"Rock drawings constitute the earliest of the presursors to writing in Egypt. Drawings date from the earliest habitation of the Nile valley to the Islamic period, but the most salient early examples date to the Naqada I period (ca. 3750-3500 BC). They are located in the Eastern Desert along principle routes to the Red Sea (e.g., the Wadi Hammamat), and in the Western Desert along important land routes (e.g., the Theban Desert Road). Among the more popular motifs displayed are boats, animals and humanoid figures with feathers. Their composition is seemingly narrative, but their meaning is difficult to ascertain.

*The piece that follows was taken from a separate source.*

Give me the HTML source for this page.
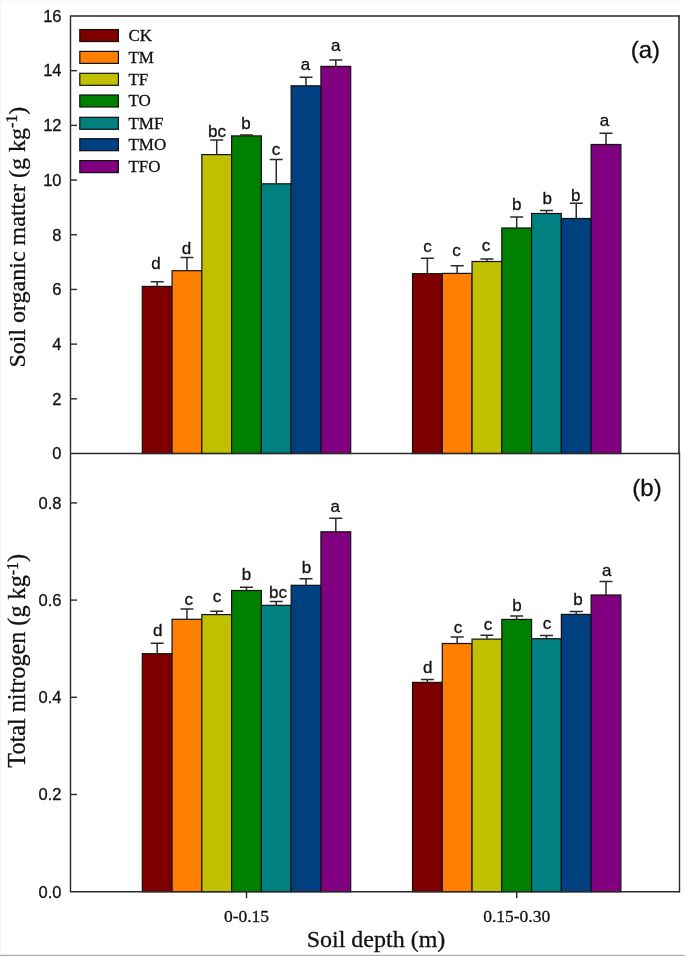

"There are rare examples of rock art of the late Predynastic period that can be interpreted. The 1936-1938 expeditions of Hans Winkler yielded a serekh (rectangular enclosure with the king's Horus name and a niched facade, surmounted by a falcon) of King Narmer (before ca. 3150 BC) at the site of Wadi el-Qash, in the Eatern Desert. This inscription is composed of an abbreviated version of King Narmer's name (only the nar-catfish is written; the mr-chisel has been left out) within a serekh, and constitue the only definite example of writing from this corpus at such an early date in Egyptian history.

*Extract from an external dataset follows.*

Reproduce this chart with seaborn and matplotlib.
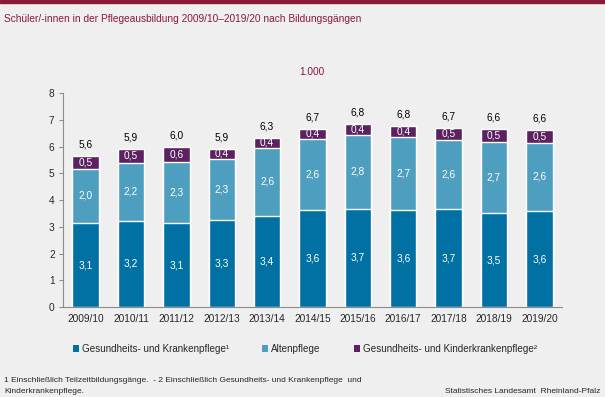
import matplotlib
matplotlib.use("Agg")
import matplotlib.pyplot as plt
import pandas as pd
import seaborn as sns
from matplotlib.patches import Patch

years = ["2009/10", "2010/11", "2011/12", "2012/13", "2013/14", "2014/15",
         "2015/16", "2016/17", "2017/18", "2018/19", "2019/20"]
kranken = [3.14, 3.22, 3.14, 3.26, 3.40, 3.64, 3.68, 3.64, 3.66, 3.51, 3.58]
alten = [2.02, 2.18, 2.28, 2.28, 2.56, 2.63, 2.76, 2.72, 2.58, 2.66, 2.57]
kinder = [0.48, 0.50, 0.57, 0.38, 0.37, 0.40, 0.39, 0.40, 0.46, 0.47, 0.47]

series_names = ["Gesundheits- und Krankenpflege¹", "Altenpflege",
                "Gesundheits- und Kinderkrankenpflege²"]
colors = ["#0071a2", "#4e9ec0", "#5b2160"]
bg = "#eeefee"
red = "#8b1a3a"


def fmt(v):
    return f"{v:.1f}".replace(".", ",")


df = pd.DataFrame({"year": years, "k": kranken, "a": alten, "c": kinder})
df["ka"] = df["k"] + df["a"]
df["total"] = df["ka"] + df["c"]

sns.set_style("white")
plt.rcParams["font.family"] = ["Liberation Sans", "DejaVu Sans"]

fig = plt.figure(figsize=(6.05, 3.97), dpi=100, facecolor=bg)
ax = fig.add_axes([0.104, 0.2267, 0.825, 0.539])
ax.set_facecolor(bg)

# stacked bars: draw cumulative totals back to front
w = 0.58
sns.barplot(data=df, x="year", y="total", color=colors[2], width=w, saturation=1, ax=ax)
sns.barplot(data=df, x="year", y="ka", color=colors[1], width=w, saturation=1, ax=ax)
sns.barplot(data=df, x="year", y="k", color=colors[0], width=w, saturation=1, ax=ax)

fs = 7.3
for i, row in df.iterrows():
    ax.text(i, row["k"] / 2, fmt(row["k"]), ha="center", va="center", color="white", fontsize=fs)
    ax.text(i, row["k"] + row["a"] / 2, fmt(row["a"]), ha="center", va="center", color="white", fontsize=fs)
    ax.text(i, row["ka"] + row["c"] / 2, fmt(row["c"]), ha="center", va="center", color="white", fontsize=fs)
    ax.text(i, row["total"] + 0.24, fmt(row["total"]), ha="center", va="bottom", color="black", fontsize=fs)

ax.set_xlim(-0.5, 10.5)
ax.set_ylim(0, 8)
ax.set_yticks(range(0, 9))
ax.set_xlabel("")
ax.set_ylabel("")
for s in ["top", "right"]:
    ax.spines[s].set_visible(False)
for s in ["left", "bottom"]:
    ax.spines[s].set_color("#8c8c8c")
    ax.spines[s].set_linewidth(0.8)
ax.tick_params(axis="y", length=3, color="#8c8c8c", labelsize=fs, pad=3, left=True)
ax.tick_params(axis="x", length=0, labelsize=fs, pad=5)

# header
fig.add_artist(plt.Rectangle((0, 1 - 3 / 397), 1, 3 / 397, color=red, transform=fig.transFigure))
fig.text(4 / 605, 1 - 19 / 397, "Schüler/-innen in der Pflegeausbildung 2009/10–2019/20 nach Bildungsgängen",
         color=red, fontsize=7.3, va="center", ha="left")
fig.text(312 / 605, 1 - 72 / 397, "1.000", color=red, fontsize=fs, va="center", ha="center")

handles = [Patch(facecolor=c, edgecolor="none") for c in colors]
fig.legend(handles, series_names, loc="center", bbox_to_anchor=(305 / 605, 1 - 349 / 397), ncol=3,
           frameon=False, fontsize=7.1, handlelength=0.6, handleheight=0.6,
           handletextpad=0.3, columnspacing=3.4, borderpad=0)

fig.text(4 / 605, 1 - 381 / 397,
         "1 Einschließlich Teilzeitbildungsgänge.  - 2 Einschließlich Gesundheits- und Krankenpflege  und",
         fontsize=6.0, va="center", ha="left")
fig.text(4 / 605, 1 - 391.5 / 397, "Kinderkrankenpflege.", fontsize=6.0, va="center", ha="left")
fig.text(600 / 605, 1 - 391.5 / 397, "Statistisches Landesamt  Rheinland-Pfalz",
         fontsize=6.0, va="center", ha="right")

fig.savefig("out.png", dpi=100, facecolor=bg)
plt.close(fig)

"In general, during the Predynastic period the distinction between purely pictorial rock drawings and hieroglyphic writing is very hard to make. Although the motifs foreshadow those of subsequent periods of Egyptian history, aside from the example at Wadi-el-Qash there are no clear attempts at writing during the Predynastic period presently known to scholars. Instead, these spectacular scenes, carved into living rock, remain frustratingly ambiguous" (Elise V. Macarthur, "The Concept and Development of the Egyptian Writing System," IN: Woods (ed), Visible Language. Inventions of Writing in the Ancient Middle East and Beyond  116-117, illustrating the drawing with serekh of King Narmer).